The Trustee duly liquidated T-Craft's assets. Meanwhile, claims were filed by various creditors, including a priority claim by the State of Oklahoma, ex rel. State Insurance Fund for $347.00, and a priority claim by the United States of America, ex rel. Internal Revenue Service ("IRS") for $21,248.65. Neither priority claim was objected to; and both were deemed allowed pursuant to 11 U.S.C. § 502(a).
On July 14, 1993, the Trustee filed his ". . . Final Report and Proposed Distribution" in the corporate case. Therein the Trustee reported that the estate had assets available for distribution in the amount of $12,187.94; that administrative expenses totalled $1,575.57; that "[t]here are two priority claims in the amount of $21,595.65, no secured claims and twenty-six unsecured claims in the amount of $54,557.94;" and further as follows:
If fees and expenses are approved, there should be the sum of $10,612.37 for distribution to the priority creditors or 87% of the total funds recovered. The priority creditors will receive 49% of their claims. As to Claim No. 19 of the Internal Revenue Service, the Debtor has requested that this Court order that the funds paid by the Trustee to the Internal Revenue Service be designated to the trust fund portion of the Internal Revenue Service claim then to interest and penalty. There will be no funds available for distribution to the unsecured creditors,
final report p. 3 ¶ 7.
Also on July 14, 1993, the Trustee filed his "Application for Approval and Payment of Attorney Fees for Trustee," wherein he requested approval and payment of $624.00 in fees and $19.06 in expenses incurred by the Trustee acting as his own attorney. Said application made no mention of IRS' claim or of any "designat[ion]" of payment thereon.
On July 21, 1993, the Clerk of this Court ("the Clerk") issued her "Notice of Filing of Trustee's Final Report and Accounting, of Hearing on Applications for Compensation and of Hearing on Abandonment of Property by the Trustee." This notice stated the total assets available, total priority claims and total "general" claims, but did not specify any particular claim or treatment thereof, and made no mention of any "designat[ion]" of funds which might be paid to IRS on its priority claim.
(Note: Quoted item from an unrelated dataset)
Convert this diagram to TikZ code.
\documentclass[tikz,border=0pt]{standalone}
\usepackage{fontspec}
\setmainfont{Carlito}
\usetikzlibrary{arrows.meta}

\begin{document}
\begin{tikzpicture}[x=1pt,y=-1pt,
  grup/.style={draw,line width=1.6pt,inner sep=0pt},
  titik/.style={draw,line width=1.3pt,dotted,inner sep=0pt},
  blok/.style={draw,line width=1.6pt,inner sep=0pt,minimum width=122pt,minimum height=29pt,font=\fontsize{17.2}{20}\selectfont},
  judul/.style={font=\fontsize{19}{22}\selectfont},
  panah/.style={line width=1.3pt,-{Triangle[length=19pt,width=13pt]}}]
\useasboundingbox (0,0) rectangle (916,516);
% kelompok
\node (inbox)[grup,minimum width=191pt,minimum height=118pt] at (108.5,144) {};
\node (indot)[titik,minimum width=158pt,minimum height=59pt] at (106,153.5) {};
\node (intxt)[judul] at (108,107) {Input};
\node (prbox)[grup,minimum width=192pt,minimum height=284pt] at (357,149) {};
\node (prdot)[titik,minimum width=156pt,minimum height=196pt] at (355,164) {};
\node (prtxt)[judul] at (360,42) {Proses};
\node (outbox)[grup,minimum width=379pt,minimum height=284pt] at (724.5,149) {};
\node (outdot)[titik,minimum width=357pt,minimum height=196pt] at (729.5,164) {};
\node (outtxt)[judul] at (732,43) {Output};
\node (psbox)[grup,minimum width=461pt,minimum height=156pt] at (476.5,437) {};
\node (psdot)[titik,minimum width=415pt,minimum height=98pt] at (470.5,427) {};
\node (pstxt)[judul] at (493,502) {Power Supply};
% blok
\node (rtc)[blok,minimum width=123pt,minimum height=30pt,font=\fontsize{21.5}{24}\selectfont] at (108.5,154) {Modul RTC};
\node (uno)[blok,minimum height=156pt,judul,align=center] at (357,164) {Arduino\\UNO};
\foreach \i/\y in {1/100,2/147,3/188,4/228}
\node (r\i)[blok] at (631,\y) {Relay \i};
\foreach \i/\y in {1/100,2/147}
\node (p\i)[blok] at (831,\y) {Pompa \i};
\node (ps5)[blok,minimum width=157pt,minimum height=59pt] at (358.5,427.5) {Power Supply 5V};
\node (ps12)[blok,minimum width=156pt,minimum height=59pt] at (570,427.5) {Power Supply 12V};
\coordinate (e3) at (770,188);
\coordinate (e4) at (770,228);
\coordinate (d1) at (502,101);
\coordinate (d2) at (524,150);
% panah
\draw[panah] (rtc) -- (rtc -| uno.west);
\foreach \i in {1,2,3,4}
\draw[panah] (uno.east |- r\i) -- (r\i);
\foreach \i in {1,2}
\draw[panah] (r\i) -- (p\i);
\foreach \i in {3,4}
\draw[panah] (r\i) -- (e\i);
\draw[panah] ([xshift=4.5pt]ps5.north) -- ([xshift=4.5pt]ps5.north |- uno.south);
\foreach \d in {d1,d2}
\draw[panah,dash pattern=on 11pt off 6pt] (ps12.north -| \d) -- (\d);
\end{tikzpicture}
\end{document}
The notice did contain the following language:
At the hearing the Trustee will present an accounting of funds and activities, together with an analysis of the Claims filed, and a proposed distribution of funds. Parties in interest are hereby given notice that they are to make any inquiry relating to these matters as they deem necessary and proper and are hereby given notice that any objections to the proposed distribution shall be made at or before the time fixed forhearing [sic]. Objections not made prior to conclusion of the hearing shall be forever barred,
notice p. 2 (on reverse side of p. 1).
No objections to the administrative-expense claims or to the Trustee's final report were filed. On August 26, 1993, this Court *706 entered its "Order Approving Allowance of Compensation and Administrative Costs." This order also purported to direct payment of priority claims, and further directed as follows:
Additionally, as to Claim No. 19 of the Internal Revenue Service, the funds paid by the Trustee to the Internal Revenue Service be designated to the trust fund portion of the Internal Revenue Service claim then to interest and penalty,
order 8/26/93 p. 2. This order is sometimes referred to hereinafter as "the allocation order."
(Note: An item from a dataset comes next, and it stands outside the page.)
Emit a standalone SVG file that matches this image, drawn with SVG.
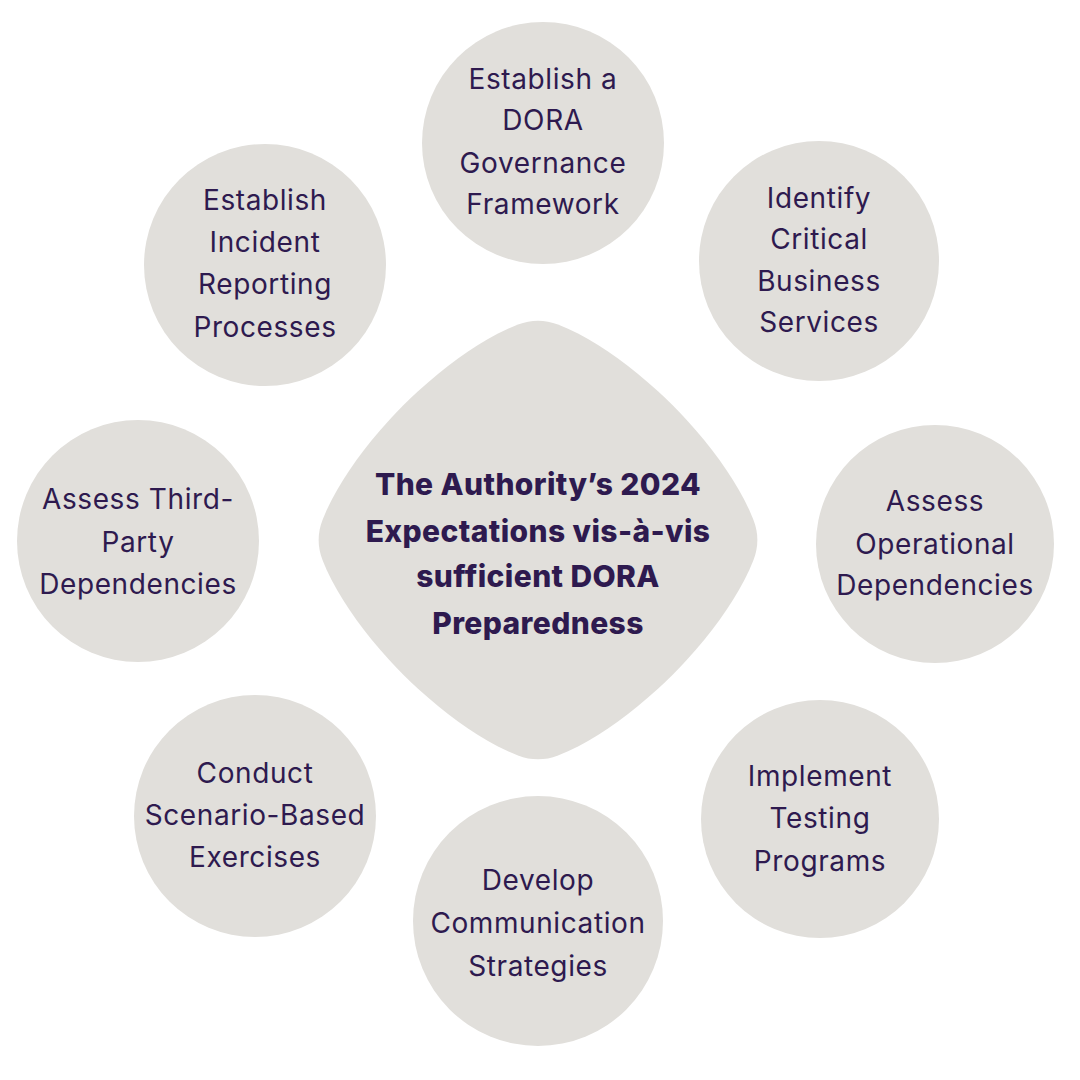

On November 15, 1993, the Trustee filed his "Final Account and Request for Discharge." Therein the Trustee stated that he had completed disbursements and emptied the estate. On November 17, 1993, this Court entered a "Final Decree" discharging the Trustee and directing that the corporate case be closed.
Six months later, on May 13, 1994, T-Craft by its attorney James A. Hogue, Sr. ("Hogue") filed its "Application to Reopen Chapter 7 Case." T-Craft alleged that
1. On August 26, 1993 this Court entered an Order concerning claims and costs.
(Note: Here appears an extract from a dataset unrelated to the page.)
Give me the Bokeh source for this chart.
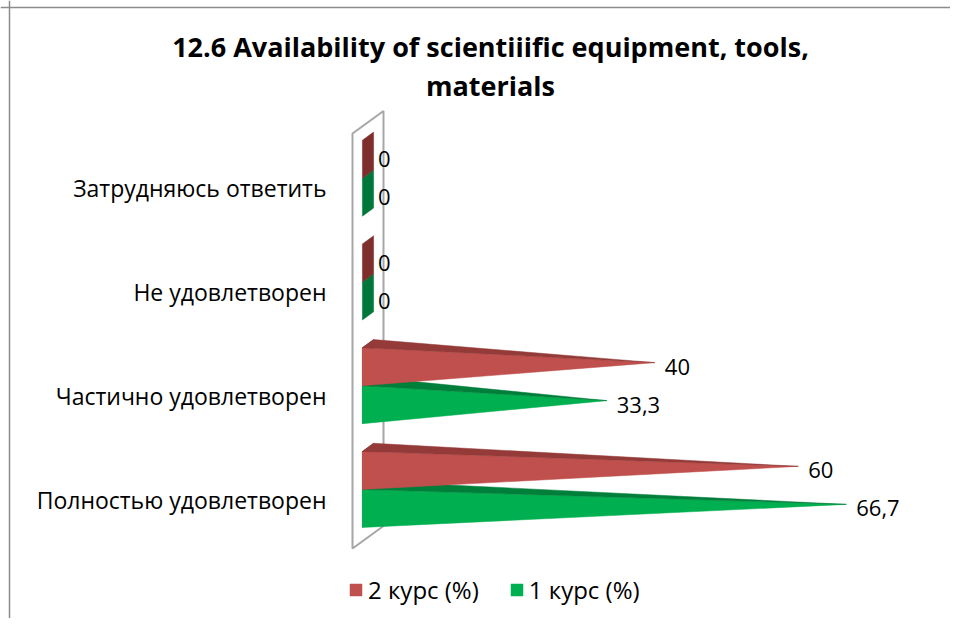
from bokeh.plotting import figure
from bokeh.models import Range1d, Span, Legend, LegendItem, ColumnDataSource
from bokeh.core.properties import value
from bokeh.embed import file_html
from bokeh.resources import INLINE

# ---------------- data ----------------
categories = ["Полностью удовлетворен", "Частично удовлетворен",
              "Не удовлетворен", "Затрудняюсь ответить"]
course2 = [60, 40, 0, 0]          # 2 курс (%)
course1 = [66.7, 33.3, 0, 0]      # 1 курс (%)
course2_labels = ["60", "40", "0", "0"]
course1_labels = ["66,7", "33,3", "0", "0"]
series_names = ["2 курс (%)", "1 курс (%)"]
title_lines = ["12.6 Availability of scientiiific equipment, tools,", "materials"]

# ---------------- layout ----------------
W, H = 950, 618
KX = 7.17        # px per value unit
KY = 103.75      # px per category band
X0_PX = 352      # x of value 0 (front of floor)
Y0_PX = 548      # y of floor bottom (front)
n = len(categories)

xs0 = -X0_PX / KX
xe0 = xs0 + W / KX
ye0 = n + (Y0_PX - n * KY) / KY
ys0 = ye0 - H / KY


def dx(px):
    return xs0 + px / KX


def dy(py):
    return ye0 - py / KY


DX = 31 / KX      # full depth offset in value units
DY = 22.5 / KY    # full depth offset in category units
F1, F2, FA = 0.32, 0.68, 0.5
HB = 38 / KY      # bar thickness

FONT = "Open Sans"

p = figure(width=W, height=H, output_backend="svg", toolbar_location=None,
           x_range=Range1d(xs0, xe0), y_range=Range1d(ys0, ye0),
           x_axis_type=None, y_axis_type=None, min_border=0,
           background_fill_color="white", border_fill_color="white",
           outline_line_color=None)
p.xgrid.visible = False
p.ygrid.visible = False

# chart border (top and left visible)
p.add_layout(Span(location=dx(9), dimension="height", line_color="#8c8c8c", line_width=1.5))
p.add_layout(Span(location=dy(7), dimension="width", line_color="#8c8c8c", line_width=1.5))

# floor (value-0 plane)
p.patch([0, 0, DX, DX], [0, n, n + DY, DY], fill_color=None,
        line_color="#a6a6a6", line_width=2)


def build(vals, upper):
    base = dict(xs=[], ys=[])
    front = dict(xs=[], ys=[])
    top = dict(xs=[], ys=[])
    lab = dict(x=[], y=[])
    for i, v in enumerate(vals):
        c = i + 0.5
        y0, y1 = (c, c + HB) if upper else (c - HB, c)
        ym = (y0 + y1) / 2
        base["xs"].append([F1 * DX, F2 * DX, F2 * DX, F1 * DX])
        base["ys"].append([y1 + F1 * DY, y1 + F2 * DY, y0 + F2 * DY, y0 + F1 * DY])
        if v > 0:
            front["xs"].append([F1 * DX, F1 * DX, v + FA * DX])
            front["ys"].append([y1 + F1 * DY, y0 + F1 * DY, ym + FA * DY])
            top["xs"].append([F1 * DX, F2 * DX, v + FA * DX])
            top["ys"].append([y1 + F1 * DY, y1 + F2 * DY, ym + FA * DY])
        lab["x"].append(v + FA * DX + 10 / KX)
        lab["y"].append(ym + F1 * DY)
    return base, front, top, lab


series = [
    (course1, course1_labels, False, "#00b050", "#007f3b", "#00773a"),
    (course2, course2_labels, True, "#c0504d", "#943b39", "#7d2e2d"),
]
front_renderers = []
label_sets = []
for vals, labels, upper, main_c, top_c, base_c in series:
    base, front, top, lab = build(vals, upper)
    p.patches("xs", "ys", source=ColumnDataSource(base), fill_color=base_c,
              line_color=base_c, line_width=0.5)
    fr = p.patches("xs", "ys", source=ColumnDataSource(front), fill_color=main_c,
                   line_color=main_c, line_width=0.5)
    p.patches("xs", "ys", source=ColumnDataSource(top), fill_color=top_c,
              line_color=top_c, line_width=0.5)
    front_renderers.append(fr)
    lab["text"] = labels
    label_sets.append(lab)

for lab in label_sets:
    p.text("x", "y", text="text", source=ColumnDataSource(lab),
           text_font=value(FONT), text_font_size="22px", text_color="#000000",
           text_align="left", text_baseline="middle")

# category labels
cat_src = ColumnDataSource(dict(x=[dx(326)] * n,
                                y=[i + 0.5 - 0.03 for i in range(n)],
                                text=categories))
p.text("x", "y", text="text", source=cat_src, text_font=value(FONT),
       text_font_size="23px", text_color="#000000", text_align="right",
       text_baseline="middle")

# title
title_src = ColumnDataSource(dict(x=[dx(490)] * 2,
                                  y=[dy(46), dy(85)],
                                  text=title_lines))
p.text("x", "y", text="text", source=title_src, text_font=value(FONT),
       text_font_size="27px", text_font_style="bold", text_color="#000000",
       text_align="center", text_baseline="middle")

# legend
legend = Legend(items=[LegendItem(label=series_names[0], renderers=[front_renderers[1]]),
                       LegendItem(label=series_names[1], renderers=[front_renderers[0]])],
                orientation="horizontal", location=(348, 12),
                glyph_width=15, glyph_height=15, label_standoff=5, spacing=30,
                padding=0, margin=0, border_line_color=None,
                background_fill_alpha=0,
                label_text_font=FONT, label_text_font_size="24px",
                label_text_color="#000000")
p.add_layout(legend, "center")

open("out.html", "w").write(file_html(p, INLINE))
2. The Order of August 26, 1993 directed the payment of funds to the Internal Revenue Service, and directed the apportionment of same.
3. Said funds have been paid to the I.R.S.
4. The I.R.S. has refused to apportion the same according to the Order of August 26, 1993.
5. This refusal to honor the Order of the Court has caused and will cause substantial financial harm to the president of [T-Craft].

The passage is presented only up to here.